__GIVEN INSTRUCTION__. Pictures are not part of the copy. Retype the lines from the first one through the line that contains "from matplotlib.lines import Line2D".

'''

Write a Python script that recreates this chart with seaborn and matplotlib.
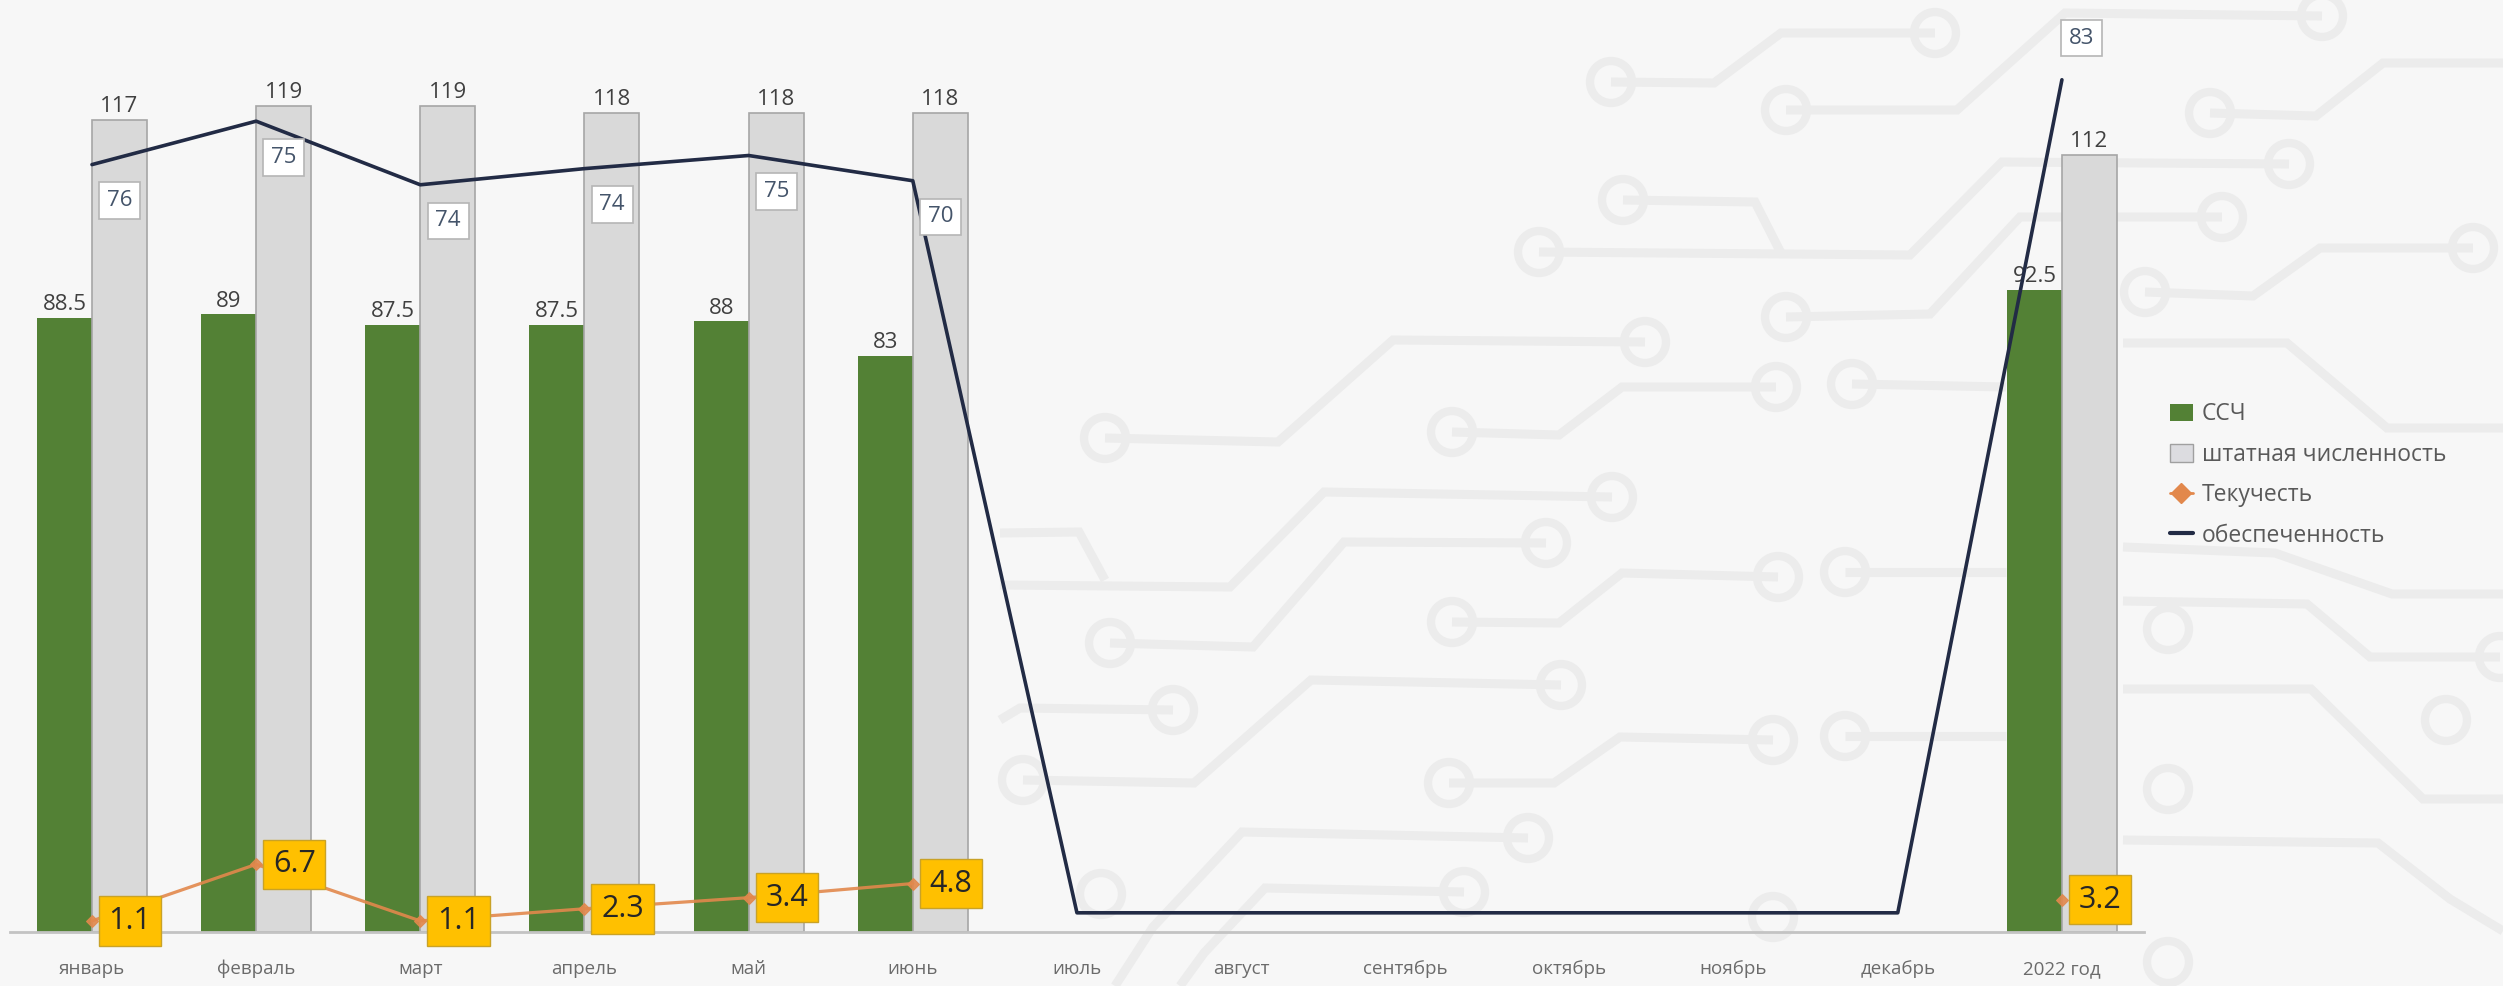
import numpy as np
import pandas as pd
import matplotlib
matplotlib.use('Agg')
import matplotlib.pyplot as plt
import seaborn as sns
from matplotlib.patches import Patch, Circle
from matplotlib.lines import Line2D

# данные
months = ['январь', 'февраль', 'март', 'апрель', 'май', 'июнь', 'июль',
          'август', 'сентябрь', 'октябрь', 'ноябрь', 'декабрь', '2022 год']
ssch = [88.5, 89, 87.5, 87.5, 88, 83, np.nan, np.nan, np.nan, np.nan, np.nan, np.nan, 92.5]
shtat = [117, 119, 119, 118, 118, 118, np.nan, np.nan, np.nan, np.nan, np.nan, np.nan, 112]
tekuch = [1.1, 6.7, 1.1, 2.3, 3.4, 4.8, np.nan, np.nan, np.nan, np.nan, np.nan, np.nan, 3.2]
obesp = [76.0, 80.3, 74.0, 75.6, 76.9, 74.4, 1.9, 1.9, 1.9, 1.9, 1.9, 1.9, 84.4]
obesp_labels = ['76', '75', '74', '74', '75', '70', '', '', '', '', '', '', '83']

series_names = ['ССЧ', 'штатная численность', 'Текучесть', 'обеспеченность']

GREEN = '#538135'
GREY = '#d9d9d9'
ORANGE = '#e2884c'
NAVY = '#222b45'
BG = '#f7f7f7'
WIRE = '#ececec'

# фоновый "печатный" узор
wires = [
    [(1611, 82), (1714, 83), (1781, 33), (1935, 33)],
    [(1786, 110), (1957, 110), (2065, 13), (2322, 16)],
    [(1623, 200), (1755, 202), (1781, 253)],
    [(1539, 252), (1910, 255), (2002, 162), (2289, 164)],
    [(1786, 317), (1930, 314), (2020, 217), (2222, 217)],
    [(2210, 113), (2316, 116), (2383, 63), (2503, 63)],
    [(2145, 292), (2253, 296), (2320, 248), (2473, 248)],
    [(2123, 343), (2287, 343), (2387, 428), (2503, 428)],
    [(1105, 438), (1278, 442), (1393, 340), (1645, 342)],
    [(1452, 432), (1559, 435), (1622, 387), (1776, 387)],
    [(1852, 384), (2006, 387)],
    [(1612, 497), (1324, 492), (1230, 587), (1000, 585)],
    [(1000, 533), (1079, 532), (1105, 580)],
    [(1546, 543), (1344, 542), (1253, 647), (1110, 643)],
    [(1778, 577), (1622, 573), (1559, 623), (1452, 622)],
    [(1561, 685), (1311, 680), (1194, 783), (1023, 780)],
    [(1173, 710), (1020, 708), (1000, 720)],
    [(1773, 740), (1620, 737), (1554, 783), (1449, 783)],
    [(1528, 838), (1242, 832), (1153, 927), (1115, 986)],
    [(1464, 892), (1265, 888), (1204, 953), (1180, 986)],
    [(1845, 572), (2006, 572)],
    [(2123, 547), (2275, 553), (2392, 594), (2503, 594)],
    [(2500, 657), (2370, 657), (2307, 604), (2123, 601)],
    [(2123, 689), (2311, 689), (2423, 799), (2503, 799)],
    [(1845, 736), (2006, 736)],
    [(2123, 840), (2378, 843), (2450, 899), (2503, 931)],
]
rings = [(1611, 82), (1935, 33), (1786, 110), (2322, 16), (1623, 200), (1539, 252),
         (2289, 164), (1786, 317), (2222, 217), (2210, 113), (2145, 292), (2473, 248),
         (1105, 438), (1645, 342), (1452, 432), (1776, 387), (1852, 384), (1612, 497),
         (1546, 543), (1110, 643), (1778, 577), (1452, 622), (1561, 685), (1023, 780),
         (1173, 710), (1773, 740), (1449, 783), (1528, 838), (1464, 892), (1773, 917),
         (1845, 572), (2500, 657), (2446, 720), (2168, 629), (1845, 736), (2168, 789),
         (2168, 962), (1101, 894)]

sns.set_style('white')
plt.rcParams['font.family'] = ['Open Sans', 'DejaVu Sans']

fig = plt.figure(figsize=(25.03, 9.86), dpi=100, facecolor=BG)

# фон
bg = fig.add_axes([0, 0, 1, 1], zorder=-1)
bg.set_xlim(0, 2503)
bg.set_ylim(986, 0)
bg.axis('off')
for w in wires:
    xs, ys = zip(*w)
    bg.plot(xs, ys, color=WIRE, lw=6.5, solid_joinstyle='miter', solid_capstyle='butt')
for (cx, cy) in rings:
    bg.add_patch(Circle((cx, cy), 21, fc=BG, ec=WIRE, lw=6))

ax = fig.add_axes([9.9 / 2503, 54 / 986, (2144 - 9.9) / 2503, 932 / 986])
ax.patch.set_alpha(0)

# столбцы
bars = pd.DataFrame({'month': months * 2,
                     'series': [series_names[0]] * 13 + [series_names[1]] * 13,
                     'value': ssch + shtat}).dropna()
sns.barplot(data=bars, x='month', y='value', hue='series', order=months,
            hue_order=series_names[:2], palette=[GREEN, GREY], width=0.67, gap=0,
            errorbar=None, saturation=1, legend=False, ax=ax, zorder=2)
for cont, ec in zip(ax.containers, ['none', '#a6a6a6']):
    for p in cont:
        p.set_edgecolor(ec)
        p.set_linewidth(1.2)
    ax.bar_label(cont, labels=[f'{v:g}' for v in cont.datavalues], padding=2,
                 fontsize=16, color='#404040')

ax.set_xlim(-0.5, 12.5)
ax.set_ylim(0, 134.3)
ax.set_yticks([])
ax.set_xlabel('')
ax.set_ylabel('')
for s in ['top', 'left', 'right']:
    ax.spines[s].set_visible(False)
ax.spines['bottom'].set_color('#c3c3c3')
ax.spines['bottom'].set_linewidth(2)

# линии на вспомогательной оси
ax2 = ax.twinx()
pos = np.arange(len(months))
sns.lineplot(x=pos, y=obesp, color=NAVY, lw=2.6, estimator=None, ax=ax2, zorder=3)

tek = pd.DataFrame({'pos': pos, 'val': tekuch})
tek['seg'] = tek['val'].isna().cumsum()
tek = tek.dropna()
sns.lineplot(data=tek, x='pos', y='val', units='seg', estimator=None, sort=False,
             color=ORANGE, lw=2.3, alpha=0.9, marker='D', markersize=6,
             markeredgecolor=ORANGE, legend=False, ax=ax2, zorder=4)

for i, v in enumerate(tekuch):
    if np.isnan(v):
        continue
    ax2.annotate(f'{v:g}', (i, v), xytext=(12, 0), textcoords='offset points',
                 ha='left', va='center', fontsize=22, color='#262626', zorder=6,
                 bbox=dict(boxstyle='square,pad=0.32', fc='#ffc000', ec='#c9a227', lw=1))

for i, (v, lbl) in enumerate(zip(obesp, obesp_labels)):
    if not lbl:
        continue
    off = (14, 30) if i == len(obesp) - 1 else (20, -26)
    ax2.annotate(lbl, (i, v), xytext=off, textcoords='offset points',
                 ha='center', va='center', fontsize=16, color='#44546a', zorder=6,
                 bbox=dict(boxstyle='square,pad=0.35', fc='white', ec='#b5b5b5', lw=1.2))

ax2.set_ylim(0, 92.3)
ax2.set_yticks([])
ax2.set_ylabel('')
ax2.set_xlabel('')
for s in ax2.spines.values():
    s.set_visible(False)

ax.set_xlim(-0.5, 12.5)
ax.set_xticks(range(len(months)), months)
ax.tick_params(axis='x', length=0, pad=20, labelsize=13.5, labelcolor='#6b6b6b')

# легенда
handles = [Patch(fc=GREEN, ec='none'),
           Patch(fc='#dcdce0', ec='#a0a0a0'),
           Line2D([], [], color=ORANGE, lw=2, marker='D', markersize=10),
           Line2D([], [], color=NAVY, lw=3)]
fig.legend(handles, series_names, loc='center left',
           bbox_to_anchor=(2170 / 2503, 1 - 475 / 986), frameon=False,
           fontsize=16.5, labelcolor='#595959', handlelength=1.0, handleheight=0.8,
           handletextpad=0.4, labelspacing=0.72, borderpad=0, borderaxespad=0)

fig.savefig('out.png', dpi=100, facecolor=BG)
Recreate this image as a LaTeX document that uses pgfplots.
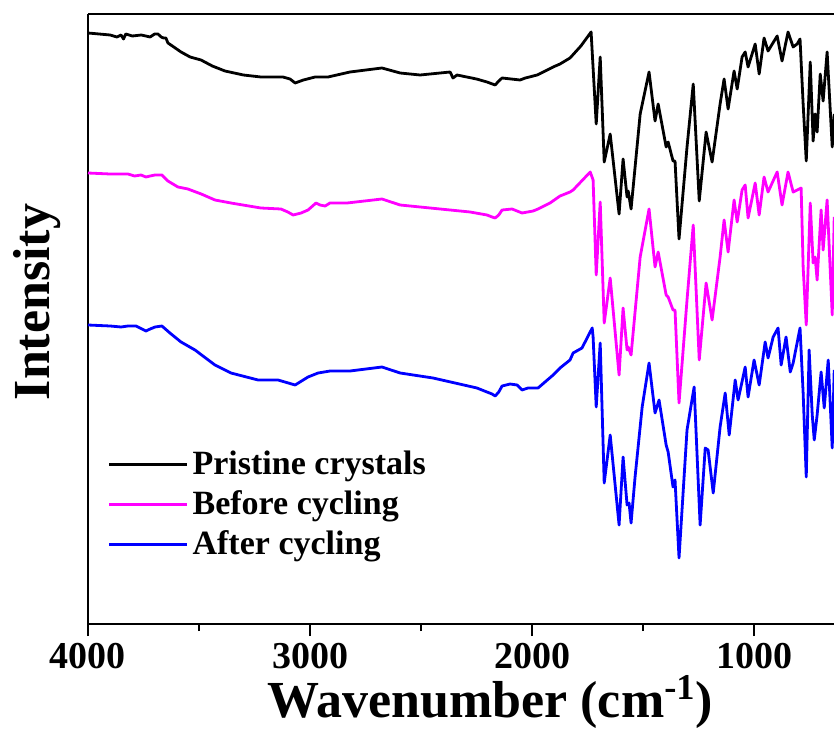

'''

__CORRECT RESPONSE__.
Write a Python script that recreates this chart with seaborn and matplotlib.
import numpy as np
import pandas as pd
import matplotlib
matplotlib.use('Agg')
import matplotlib.pyplot as plt
import seaborn as sns
from matplotlib.patches import Patch, Circle
from matplotlib.lines import Line2D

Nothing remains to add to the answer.